HAP Gula Dibahas, Pengamat: Idealnya Petani Harus Untung 30%



KONTAN.CO.ID - JAKARTA. Pemerintah melakukan pembahasan regulasi Harga Acuan Penjualan (HAP) gula dalam merespon kenaikan harga gula di dunia.

Pengamat Pertanian Asosiasi Ekonomi Politik Indonesia (AEPI) menilai memang sudah saatnya HAP Gula di tingkat produsen atau petani dilakukan penyesuaian. Idealnya menurut dia petani harus untung 30% karena waktu tanam tebu butuh waktu satu tahun lamanya.

"Logikanya, tebu dan padi ditanam di lahan yang sama yaitu sawah. Ketika HPP gabah/ beras naik karena struktur ongkos produksi naik, hal yang sama juga berlaku pada tanaman lain termasuk tebu," ungkap Khudori pada Kontan.co.id, Minggu (28/5).


Ia menilai penyesuaian HPP di tingkat petani itu harus bukan hanya karena harga gula di dunia naik, tapi memang struktur ongkos produksi naik atau sudah berubah. Apalagi, saat ini jatah pupuk subsidi per petani turun drastis.

Baca Juga: APTRI Usul Harga Gula di Tingkat konsumen Dilepas ke Mekanisme Pasar

"Info yang saya dapat sekarang petani tebu hanya dapat jatah pupuk subsidi 2 kuintal per ha dari sebelumnya hampir satu ton. Agar pertumbuhan tebu tetap baik mereka akhirnya membeli pupuk non subsidi dengan harga 3-4 kali lipat," kata Khudori.

Lebih lanjut, Khudori juga tidak setuju ada regulasi HAP di tingkat konsumen yang mengikat publik.
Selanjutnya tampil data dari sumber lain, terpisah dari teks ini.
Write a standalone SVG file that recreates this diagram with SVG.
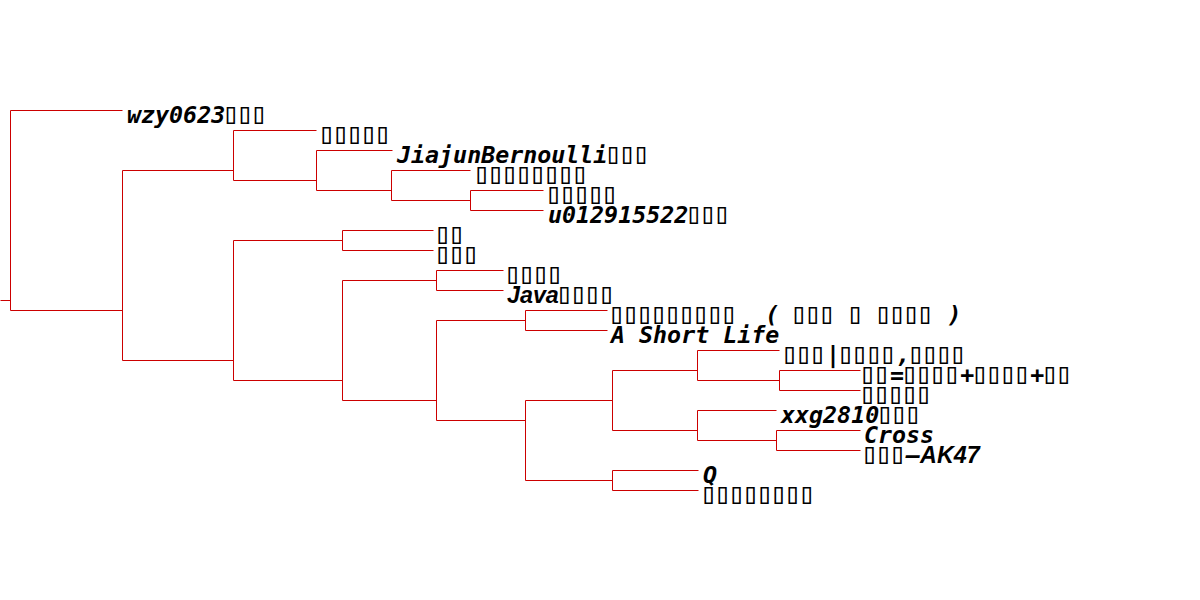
<svg xmlns="http://www.w3.org/2000/svg" width="1200" height="600" viewBox="0 0 1200 600">
<style>
.e{fill:none;stroke:#cc0000;stroke-width:1}
.t{font-family:"DejaVu Sans Mono","Liberation Mono",monospace;font-size:23.3px;font-weight:bold;font-style:italic;fill:#000}
.s{font-family:"Liberation Sans",Arial,sans-serif}
.b{font-size:29px;font-weight:normal;font-style:normal;letter-spacing:-3.44px}
</style>
<rect width="1200" height="600" fill="#fff"/>
<g id="connectors" transform="translate(0.5,0.5)">
<path class="e" d="M0,300 H10"/>
<path class="e" d="M122,110 H10 V310 H122"/>
<path class="e" d="M233,170 H122 V360 H233"/>
<path class="e" d="M316,130 H233 V180 H316"/>
<path class="e" d="M392,150 H316 V190 H391"/>
<path class="e" d="M470,170 H391 V200 H470"/>
<path class="e" d="M543,190 H470 V210 H543"/>
<path class="e" d="M342,240 H233 V380 H342"/>
<path class="e" d="M433,230 H342 V250 H433"/>
<path class="e" d="M436,280 H342 V400 H436"/>
<path class="e" d="M503,270 H436 V290 H503"/>
<path class="e" d="M525,320 H436 V420 H525"/>
<path class="e" d="M607,310 H525 V330 H607"/>
<path class="e" d="M612,400 H525 V480 H612"/>
<path class="e" d="M697,370 H612 V430 H697"/>
<path class="e" d="M779,350 H697 V380 H779"/>
<path class="e" d="M860,370 H779 V390 H860"/>
<path class="e" d="M776,410 H697 V440 H776"/>
<path class="e" d="M860,430 H776 V450 H860"/>
<path class="e" d="M698,470 H612 V490 H698"/>
</g>
<g id="n1"><text class="t" x="127" y="123">wzy0623<tspan class="b" dx="-3">▯▯▯</tspan></text></g>
<g id="n2"><text class="t b" x="318" y="143">▯▯▯▯▯</text></g>
<g id="n3"><text class="t" x="397" y="163">JiajunBernoulli<tspan class="b" dx="-3">▯▯▯</tspan></text></g>
<g id="n4"><text class="t b" x="473" y="183">▯▯▯▯▯▯▯▯</text></g>
<g id="n5"><text class="t b" x="545" y="203">▯▯▯▯▯</text></g>
<g id="n6"><text class="t" x="548" y="223">u012915522<tspan class="b" dx="-3">▯▯▯</tspan></text></g>
<g id="n7"><text class="t b" x="434" y="243">▯▯</text></g>
<g id="n8"><text class="t b" x="434" y="263">▯▯▯</text></g>
<g id="n9"><text class="t b" x="504" y="283">▯▯▯▯</text></g>
<g id="n10"><text class="t" x="507" y="303"><tspan class="s">Java</tspan><tspan class="b" dx="-3">▯▯▯▯</tspan></text></g>
<g id="n11"><text class="t" x="608" y="323" xml:space="preserve"><tspan class="b">▯▯▯▯▯▯▯▯▯</tspan><tspan dx="3">  ( </tspan><tspan class="b" dx="-3">▯▯▯</tspan><tspan dx="3"> </tspan><tspan class="b" dx="-3">▯</tspan><tspan dx="3"> </tspan><tspan class="b" dx="-3">▯▯▯▯</tspan><tspan dx="3"> )</tspan></text></g>
<g id="n12"><text class="t" x="611" y="343">A Short Life</text></g>
<g id="n13"><text class="t" x="781" y="363"><tspan class="b">▯▯▯</tspan><tspan dx="3">|</tspan><tspan class="b" dx="-3">▯▯▯▯</tspan><tspan dx="3">,</tspan><tspan class="b" dx="-3">▯▯▯▯</tspan></text></g>
<g id="n14"><text class="t" x="859" y="383"><tspan class="b">▯▯</tspan><tspan dx="3">=</tspan><tspan class="b" dx="-3">▯▯▯▯</tspan><tspan dx="3">+</tspan><tspan class="b" dx="-3">▯▯▯▯</tspan><tspan dx="3">+</tspan><tspan class="b" dx="-3">▯▯</tspan></text></g>
<g id="n15"><text class="t b" x="859" y="403">▯▯▯▯▯</text></g>
<g id="n16"><text class="t" x="781" y="423">xxg2810<tspan class="b" dx="-3">▯▯▯</tspan></text></g>
<g id="n17"><text class="t" x="864" y="443">Cross</text></g>
<g id="n18"><text class="t" x="861" y="463"><tspan class="b">▯▯▯</tspan><tspan dx="3">—</tspan><tspan class="s">AK47</tspan></text></g>
<g id="n19"><text class="t" x="703" y="483">Q</text></g>
<g id="n20"><text class="t b" x="700" y="503">▯▯▯▯▯▯▯▯</text></g>
</svg>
Mestinya jika HAP di tingkat konsumen diberlakukan, sebaiknya hanya mengikat pemerintah dan operator yang ditugaskan untuk menstabilkan harga, seperti Bulog atau ID Food.
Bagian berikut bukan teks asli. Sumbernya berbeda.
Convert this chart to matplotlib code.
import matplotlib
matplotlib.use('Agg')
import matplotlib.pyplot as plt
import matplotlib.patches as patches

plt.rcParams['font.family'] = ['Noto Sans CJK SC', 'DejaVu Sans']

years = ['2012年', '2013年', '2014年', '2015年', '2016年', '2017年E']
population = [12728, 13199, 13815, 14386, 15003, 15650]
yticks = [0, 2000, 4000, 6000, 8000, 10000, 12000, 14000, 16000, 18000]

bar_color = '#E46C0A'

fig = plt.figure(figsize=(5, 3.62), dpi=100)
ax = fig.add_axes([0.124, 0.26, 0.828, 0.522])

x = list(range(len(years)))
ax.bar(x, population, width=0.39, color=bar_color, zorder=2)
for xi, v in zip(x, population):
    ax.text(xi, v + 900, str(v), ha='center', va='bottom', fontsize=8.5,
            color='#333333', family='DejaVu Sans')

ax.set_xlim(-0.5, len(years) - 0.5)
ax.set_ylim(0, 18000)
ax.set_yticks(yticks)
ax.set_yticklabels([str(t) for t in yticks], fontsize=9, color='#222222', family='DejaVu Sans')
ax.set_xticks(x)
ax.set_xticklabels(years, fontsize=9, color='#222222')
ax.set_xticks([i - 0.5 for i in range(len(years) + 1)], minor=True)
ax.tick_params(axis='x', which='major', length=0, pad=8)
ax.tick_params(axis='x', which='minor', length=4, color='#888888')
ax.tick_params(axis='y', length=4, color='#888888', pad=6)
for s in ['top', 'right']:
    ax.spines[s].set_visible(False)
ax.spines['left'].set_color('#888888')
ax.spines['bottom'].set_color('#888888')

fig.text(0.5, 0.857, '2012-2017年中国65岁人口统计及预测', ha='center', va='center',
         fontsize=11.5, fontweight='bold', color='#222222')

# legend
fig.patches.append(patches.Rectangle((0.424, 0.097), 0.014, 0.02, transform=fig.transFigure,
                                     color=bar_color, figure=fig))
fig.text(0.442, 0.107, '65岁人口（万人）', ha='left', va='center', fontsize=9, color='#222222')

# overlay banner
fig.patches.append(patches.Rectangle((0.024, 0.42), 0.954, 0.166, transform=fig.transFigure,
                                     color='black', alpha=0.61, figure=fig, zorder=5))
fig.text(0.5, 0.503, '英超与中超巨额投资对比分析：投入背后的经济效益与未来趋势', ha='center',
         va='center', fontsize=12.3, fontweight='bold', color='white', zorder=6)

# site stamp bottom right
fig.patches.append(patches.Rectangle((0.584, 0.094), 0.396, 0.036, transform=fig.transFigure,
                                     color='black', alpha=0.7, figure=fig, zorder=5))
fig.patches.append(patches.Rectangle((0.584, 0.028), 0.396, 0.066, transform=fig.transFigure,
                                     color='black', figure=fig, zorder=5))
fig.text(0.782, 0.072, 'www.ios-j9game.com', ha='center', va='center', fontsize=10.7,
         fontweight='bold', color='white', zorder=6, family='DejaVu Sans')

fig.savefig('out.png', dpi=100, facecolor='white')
Dengan cara ini, HAP di tingkat konsumen tidak perlu diumumkan ke publik. HAP itu hanya jadi patokan pemerintah dan cukup masuk kantong pemerintah dan operator.
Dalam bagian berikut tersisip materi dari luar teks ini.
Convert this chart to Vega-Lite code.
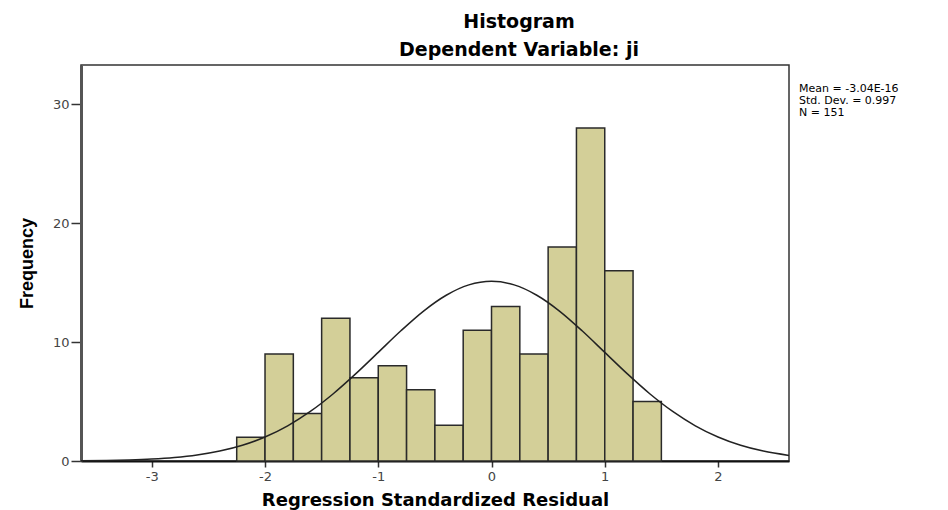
{
  "$schema": "https://vega.github.io/schema/vega-lite/v6.json",
  "width": 708,
  "height": 396,
  "autosize": "none",
  "padding": {"left": 81, "top": 65, "right": 159, "bottom": 49},
  "background": "white",
  "title": {
    "text": ["Histogram", "Dependent Variable: ji"],
    "anchor": "middle",
    "dx": 84,
    "offset": 5,
    "font": "DejaVu Sans",
    "fontSize": 19,
    "fontWeight": "bold",
    "lineHeight": 28,
    "color": "black"
  },
  "config": {
    "view": {"fill": "#efefef", "stroke": "#333", "strokeWidth": 1.5},
    "axis": {
      "grid": false,
      "labelFont": "DejaVu Sans",
      "labelFontSize": 13,
      "labelColor": "#444",
      "tickColor": "#333",
      "tickWidth": 1.5,
      "titleColor": "black",
      "titleFontWeight": "bold"
    }
  },
  "datasets": {
    "bins": [
      {"bin_start": -2.25, "bin_end": -2.0, "count": 2},
      {"bin_start": -2.0, "bin_end": -1.75, "count": 9},
      {"bin_start": -1.75, "bin_end": -1.5, "count": 4},
      {"bin_start": -1.5, "bin_end": -1.25, "count": 12},
      {"bin_start": -1.25, "bin_end": -1.0, "count": 7},
      {"bin_start": -1.0, "bin_end": -0.75, "count": 8},
      {"bin_start": -0.75, "bin_end": -0.5, "count": 6},
      {"bin_start": -0.5, "bin_end": -0.25, "count": 3},
      {"bin_start": -0.25, "bin_end": 0.0, "count": 11},
      {"bin_start": 0.0, "bin_end": 0.25, "count": 13},
      {"bin_start": 0.25, "bin_end": 0.5, "count": 9},
      {"bin_start": 0.5, "bin_end": 0.75, "count": 18},
      {"bin_start": 0.75, "bin_end": 1.0, "count": 28},
      {"bin_start": 1.0, "bin_end": 1.25, "count": 16},
      {"bin_start": 1.25, "bin_end": 1.5, "count": 5}
    ],
    "curve": [
      {"x": -3.625, "y": 0.020},
      {"x": -3.4, "y": 0.045},
      {"x": -3.2, "y": 0.088},
      {"x": -3.0, "y": 0.164},
      {"x": -2.8, "y": 0.293},
      {"x": -2.6, "y": 0.504},
      {"x": -2.4, "y": 0.834},
      {"x": -2.2, "y": 1.324},
      {"x": -2.0, "y": 2.020},
      {"x": -1.8, "y": 2.961},
      {"x": -1.6, "y": 4.169},
      {"x": -1.4, "y": 5.638},
      {"x": -1.2, "y": 7.324},
      {"x": -1.0, "y": 9.137},
      {"x": -0.8, "y": 10.95},
      {"x": -0.6, "y": 12.61},
      {"x": -0.4, "y": 13.94},
      {"x": -0.2, "y": 14.81},
      {"x": 0.0, "y": 15.11},
      {"x": 0.2, "y": 14.81},
      {"x": 0.4, "y": 13.94},
      {"x": 0.6, "y": 12.61},
      {"x": 0.8, "y": 10.95},
      {"x": 1.0, "y": 9.137},
      {"x": 1.2, "y": 7.324},
      {"x": 1.4, "y": 5.638},
      {"x": 1.6, "y": 4.169},
      {"x": 1.8, "y": 2.961},
      {"x": 2.0, "y": 2.020},
      {"x": 2.2, "y": 1.324},
      {"x": 2.4, "y": 0.834},
      {"x": 2.627, "y": 0.470}
    ],
    "stats": [
      {"stat": "Mean = -3.04E-16"},
      {"stat": "Std. Dev. = 0.997"},
      {"stat": "N = 151"}
    ]
  },
  "layer": [
    {
      "data": {"name": "bins"},
      "mark": {"type": "rect", "fill": "#d3cf98", "stroke": "#2a2a2a", "strokeWidth": 1.5},
      "encoding": {
        "x": {
          "field": "bin_start",
          "type": "quantitative",
          "scale": {"domain": [-3.625, 2.627], "nice": false, "zero": false},
          "axis": {
            "values": [-3, -2, -1, 0, 1, 2],
            "labelExpr": "datum.value < 0 ? '-' + abs(datum.value) : '' + datum.value",
            "tickSize": 6,
            "labelPadding": 3,
            "domainColor": "#111",
            "domainWidth": 2,
            "title": "Regression Standardized Residual",
            "titleFont": "DejaVu Sans",
            "titleFontSize": 18,
            "titlePadding": 8
          }
        },
        "x2": {"field": "bin_end"},
        "y": {
          "field": "count",
          "type": "quantitative",
          "scale": {"domain": [0, 33.3], "nice": false},
          "axis": {
            "values": [0, 10, 20, 30],
            "tickSize": 10,
            "labelPadding": 2,
            "domainColor": "#555",
            "domainWidth": 3,
            "title": "Frequency",
            "titleFont": "Liberation Sans",
            "titleFontSize": 18,
            "titlePadding": 16
          }
        },
        "y2": {"datum": 0}
      }
    },
    {
      "data": {"name": "curve"},
      "mark": {"type": "line", "color": "#222", "strokeWidth": 1.5, "interpolate": "monotone"},
      "encoding": {
        "x": {"field": "x", "type": "quantitative"},
        "y": {"field": "y", "type": "quantitative"}
      }
    },
    {
      "data": {"name": "stats"},
      "mark": {"type": "point", "opacity": 0},
      "encoding": {
        "color": {
          "field": "stat",
          "type": "nominal",
          "scale": {
            "domain": ["Mean = -3.04E-16", "Std. Dev. = 0.997", "N = 151"],
            "range": ["black", "black", "black"]
          },
          "legend": {
            "title": null,
            "orient": "none",
            "legendX": 707,
            "legendY": 18,
            "symbolSize": 0,
            "symbolOpacity": 0,
            "symbolStrokeWidth": 0,
            "labelOffset": 0,
            "labelFont": "DejaVu Sans",
            "labelFontSize": 11,
            "labelColor": "black",
            "rowPadding": 0,
            "labelLimit": 200
          }
        }
      }
    }
  ]
}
"Ketika harga, misalnya gula, berada di atas HAP tingkat konsumen, pemerintah bisa memerintahkan kepada operator pengelola cadangan gula untuk mengendalikan harga," jelas Khudori.

Baca Juga: Bersiap Masuk Musim El Nino, Mendag: Jangan Kaget Harga Pangan Naik

Ia menilai, adanya HAP di tingkat konsumen ini hanya akan merugikan petani. Sebab, harga di hilir dikunci tidak boleh lebih dari HAP konsumen. Sementara biaya pokok produksi fluktuatif dan terus naik.

"Kalau pemerintah berkeras harus ada HAP tingkat konsumen sebaiknya input produksi pun ada HAP Konsumen. Tapi itu kan mustahil. Makanya, sebaiknya dijadikan instrumen pemerintah dan tidak perlu mengikat publik," tutup Khudori.